I totally agree to submit a separate issue and pr for CREATE SPACE. And For flink sql connector, there's no need to forbidden the creating space operation(at most time, the creating space is together with creating tag/edge). Mysql's database is not allowed to be create because the connection to mysql needs database name, but nebula does not.

Issue has been created as below: https://github.com/vesoft-inc/nebula-flink-connector/issues/62

codecov-commenter commented 2 years ago

Codecov Report

Merging #57 (6388c1a) into master (b94c0a6) will increase coverage by 11.28%. The diff coverage is 73.68%.

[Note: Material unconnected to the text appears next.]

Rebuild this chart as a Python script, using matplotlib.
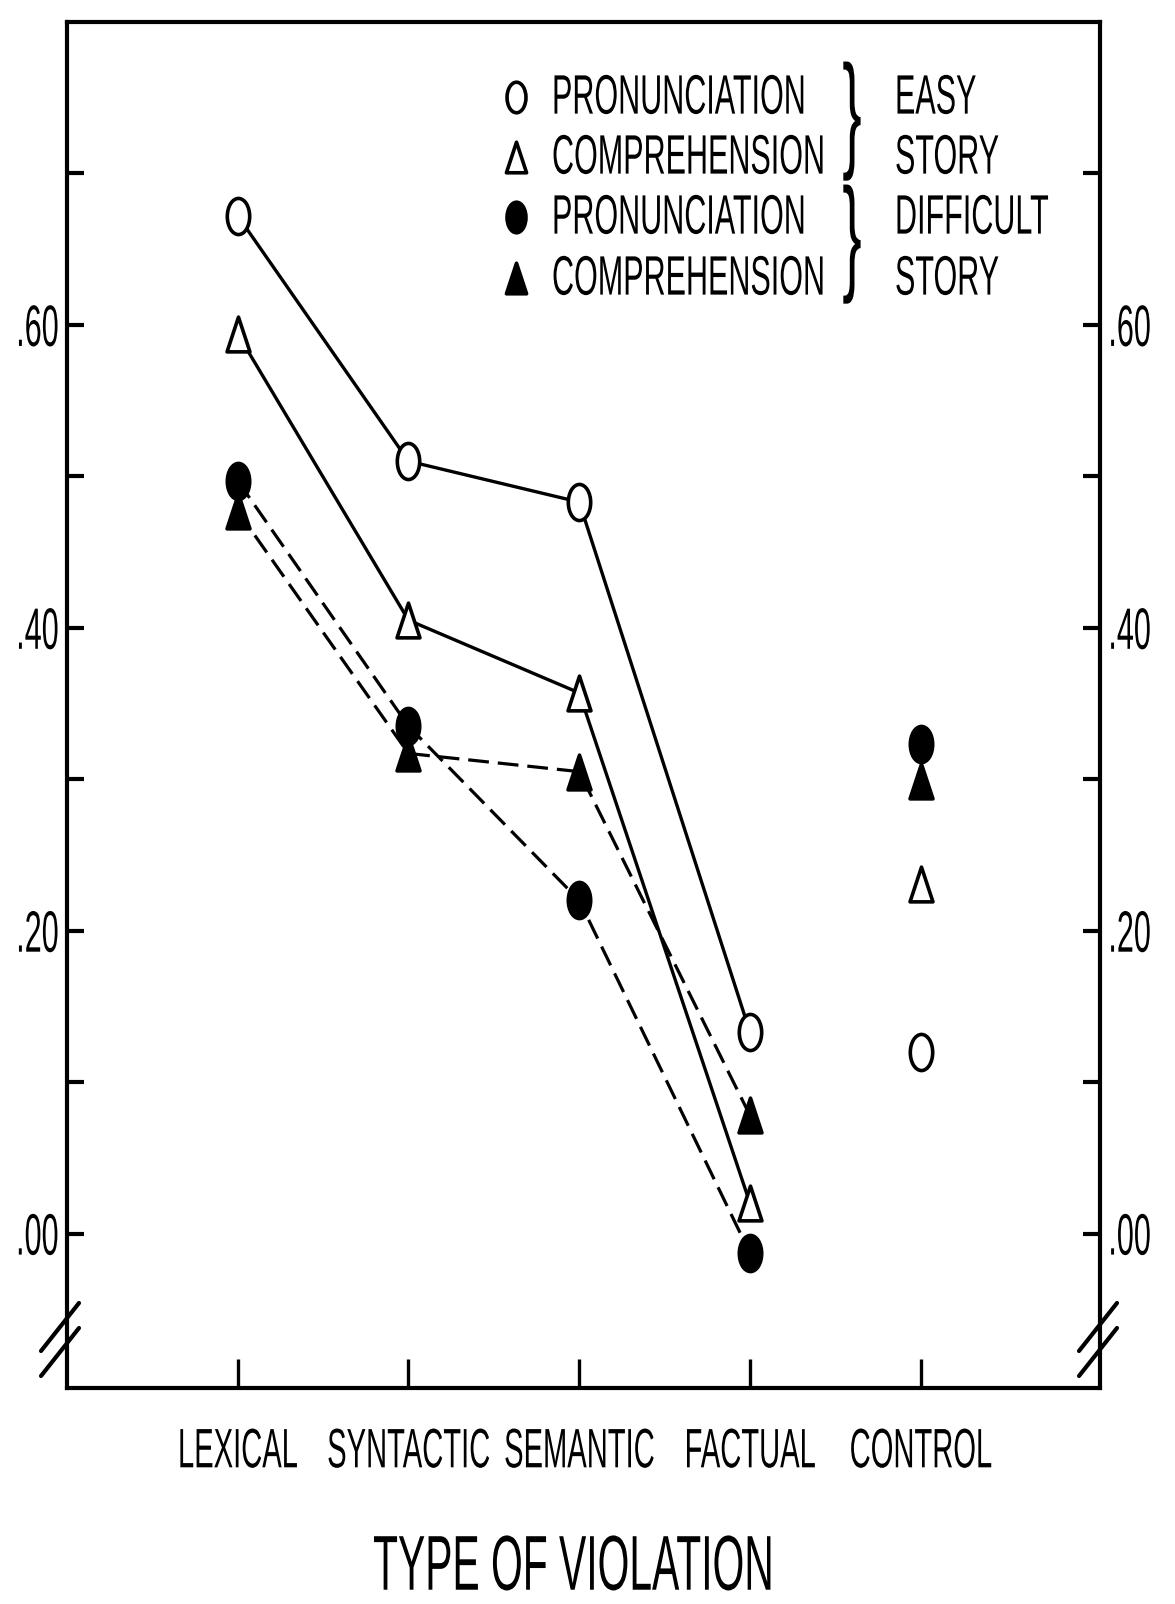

@@              Coverage Diff              @@
##             master      #57       +/-   ##
=============================================
+ Coverage     38.43%   49.72%   +11.28%     
- Complexity      152      190       +38     
=============================================
  Files            49       50        +1     
  Lines          1517     1613       +96     
  Branches        142      153       +11     
=============================================
+ Hits            583      802      +219     
+ Misses          881      743      -138     
- Partials         53       68       +15     
Impacted Files Coverage Δ
...r/nebula/catalog/factory/NebulaCatalogFactory.java 0.00% <0.00%> (ø)
...connector/nebula/sink/NebulaEdgeBatchExecutor.java 64.10% <ø> (ø)
...nnector/nebula/sink/NebulaVertexBatchExecutor.java 63.15% <ø> (ø)
...connector/nebula/sink/NebulaBatchOutputFormat.java 49.41% <62.50%> (+10.17%) :arrow_up:
...nector/nebula/table/NebulaDynamicTableFactory.java 80.85% <74.44%> (+80.85%) :arrow_up:
...ctor/nebula/sink/NebulaEdgeTableBatchExecutor.java 83.33% <83.33%> (ø)
...or/nebula/sink/NebulaVertexTableBatchExecutor.java 83.33% <83.33%> (ø)
...nnector/nebula/connection/NebulaClientOptions.java 90.00% <100.00%> (+0.12%) :arrow_up:
...ctor/nebula/sink/NebulaBatchTableOutputFormat.java 100.00% <100.00%> (ø)
...connector/nebula/table/NebulaDynamicTableSink.java 90.00% <100.00%> (+90.00%) :arrow_up:
... and 7 more

Continue to review full report at Codecov.

Legend - Click here to learn more Δ = absolute <relative> (impact), ø = not affected, ? = missing data Powered by Codecov. Last update b94c0a6...6388c1a. Read the comment docs.

spike-liu commented 2 years ago

Great work!@spike-liu Thanks again for your contribution~

It is my pleasure to work with you:)

liuxiaocs7 commented 2 years ago

Hello, @spike-liu. I am new to Flink and Nebula, your work inspires me, I have a few questions about the implementation of flink sql as sink.

  1. I think now the table is a temporary table, and the table name is default_catalog.default_database.table_name, and in your implementation the table in flink sql create statement is the same as the vertex/edge name in nebula? If that's true, how to create two table in different nebula graph space with same name?
liuxiaocs7 commented 2 years ago
  1. I noticed that your example in sink table the dataType is all String, but if i create a source table with different dataType and select data from the table, i can't sink the data because datatype is incompatible. IT maybe not a question because I don't know how you use it in your work.
liuxiaocs7 commented 2 years ago

Looking forward for your reply, If this is really the problem, I want to try and refine it, because that's the job of OSPP. Thank you.

spike-liu commented 2 years ago

@liuxiaocs7 replied in https://github.com/vesoft-inc/nebula-flink-connector/issues/58

liuxiaocs7 commented 2 years ago

Thank you for your reply, I created a comment here but then I noticed that it was a closed pr, I don't know if you could see it in time, so it was also mentioned in #58 . Feel sorry.